What have been the most important takeaways from the project?

RH: As we went along it became very apparent that this is not a book about women’s rights—it’s about human rights—and in order to have a conversation about gender equality, both sexes need to be part of that conversation. And as Geoff has pointed out, ultimately, the most important lesson we have learned in creating this book is that there are no ordinary women, and there is no “us and them.” There’s just us.

 

BMW was a major sponsor of your project. How did that come about?

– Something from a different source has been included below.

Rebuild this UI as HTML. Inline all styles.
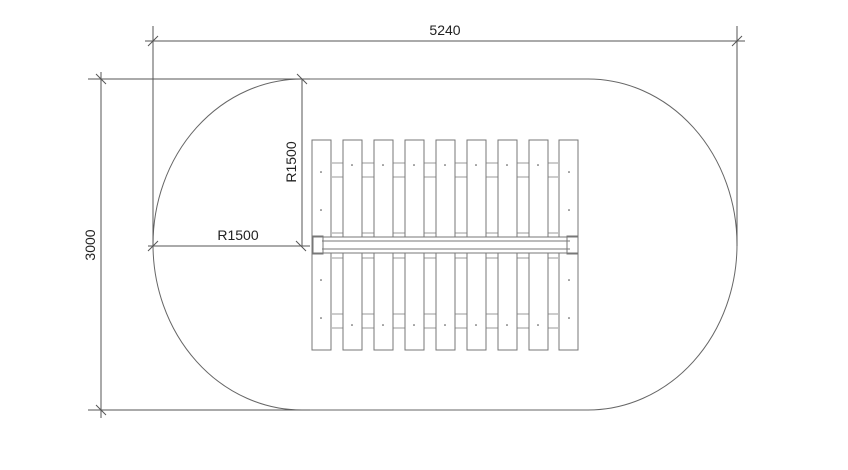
<!DOCTYPE html>
<html><head><meta charset="utf-8"><style>html,body{margin:0;padding:0;background:#fff}svg{display:block}</style></head>
<body>
<svg width="848" height="470" viewBox="0 0 848 470" xmlns="http://www.w3.org/2000/svg" font-family="Liberation Sans, sans-serif">
<g fill="none" stroke="#555" stroke-width="1">
<path d="M302 79 L588 79 A149 165.5 0 0 1 588 410 L302 410 A149 165.5 0 0 1 302 79 Z" stroke="#666"/>
<line x1="145" y1="41" x2="745" y2="41"/>
<line x1="153" y1="26" x2="153" y2="246"/>
<line x1="737" y1="26" x2="737" y2="246"/>
<line x1="148" y1="46" x2="158" y2="36"/>
<line x1="732" y1="46" x2="742" y2="36"/>
<line x1="101" y1="72" x2="101" y2="418"/>
<line x1="88" y1="79" x2="310" y2="79"/>
<line x1="88" y1="410" x2="310" y2="410"/>
<line x1="96" y1="74" x2="106" y2="84"/>
<line x1="96" y1="405" x2="106" y2="415"/>
<line x1="302" y1="79" x2="302" y2="246"/>
<line x1="297" y1="74" x2="307" y2="84"/>
<line x1="148" y1="246" x2="310" y2="246"/>
<line x1="148" y1="251" x2="158" y2="241"/>
<line x1="296" y1="241" x2="306" y2="251"/>
</g>
<g fill="none" stroke="#777" stroke-width="1">
<path d="M332 163H558M332 177H558M332 233H558M332 258H558M332 314H558M332 328H558" stroke="#999"/>
<rect x="312" y="140" width="19" height="210" fill="#fff"/>
<rect x="343" y="140" width="19" height="210" fill="#fff"/>
<rect x="374" y="140" width="19" height="210" fill="#fff"/>
<rect x="405" y="140" width="19" height="210" fill="#fff"/>
<rect x="436" y="140" width="19" height="210" fill="#fff"/>
<rect x="467" y="140" width="19" height="210" fill="#fff"/>
<rect x="498" y="140" width="19" height="210" fill="#fff"/>
<rect x="529" y="140" width="19" height="210" fill="#fff"/>
<rect x="559" y="140" width="19" height="210" fill="#fff"/>
<rect x="313" y="237" width="265" height="16" fill="#fff"/>
<line x1="322" y1="241" x2="570" y2="241"/>
<line x1="322" y1="249" x2="570" y2="249"/>
<rect x="312" y="236" width="11" height="18"/>
<rect x="567" y="236" width="11" height="18"/>
</g>
<g fill="#444">
<circle cx="321" cy="172" r="0.8"/><circle cx="321" cy="210" r="0.8"/><circle cx="321" cy="280" r="0.8"/><circle cx="321" cy="318" r="0.8"/>
<circle cx="569" cy="172" r="0.8"/><circle cx="569" cy="210" r="0.8"/><circle cx="569" cy="280" r="0.8"/><circle cx="569" cy="318" r="0.8"/>
<circle cx="352" cy="165" r="0.8"/><circle cx="383" cy="165" r="0.8"/><circle cx="414" cy="165" r="0.8"/><circle cx="445" cy="165" r="0.8"/><circle cx="476" cy="165" r="0.8"/><circle cx="507" cy="165" r="0.8"/><circle cx="538" cy="165" r="0.8"/>
<circle cx="352" cy="325" r="0.8"/><circle cx="383" cy="325" r="0.8"/><circle cx="414" cy="325" r="0.8"/><circle cx="445" cy="325" r="0.8"/><circle cx="476" cy="325" r="0.8"/><circle cx="507" cy="325" r="0.8"/><circle cx="538" cy="325" r="0.8"/>
</g>
<g fill="#222" font-size="14">
<text x="445" y="35" text-anchor="middle">5240</text>
<text x="238" y="240" text-anchor="middle">R1500</text>
<text transform="translate(296,162) rotate(-90)" text-anchor="middle">R1500</text>
<text transform="translate(95,245) rotate(-90)" text-anchor="middle">3000</text>
</g>
</svg>
</body></html>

GB: While we were filming in Berlin we had the good fortune to be introduced to one of BMW’s most senior executives who understood, and I think empathized deeply, with both the ambition of the project and its importance. She then introduced us to BMW’s chief executive and director of corporate affairs, two men for whom the project also resonated. The rest is history. BMW has been the most sincere and generous partner, and through its support, we are finding a global audience for these women and their stories.

200 Women: Who Will Change the Way You See the World is published by Chronicle Books. The exhibition at Pen+Brush runs through June 30 before traveling to Munich, Germany, where it will be on view at the Alte Bayerische Staatsbank (October 27–November 21) and at the Technical University of Munich (November 28–December 14).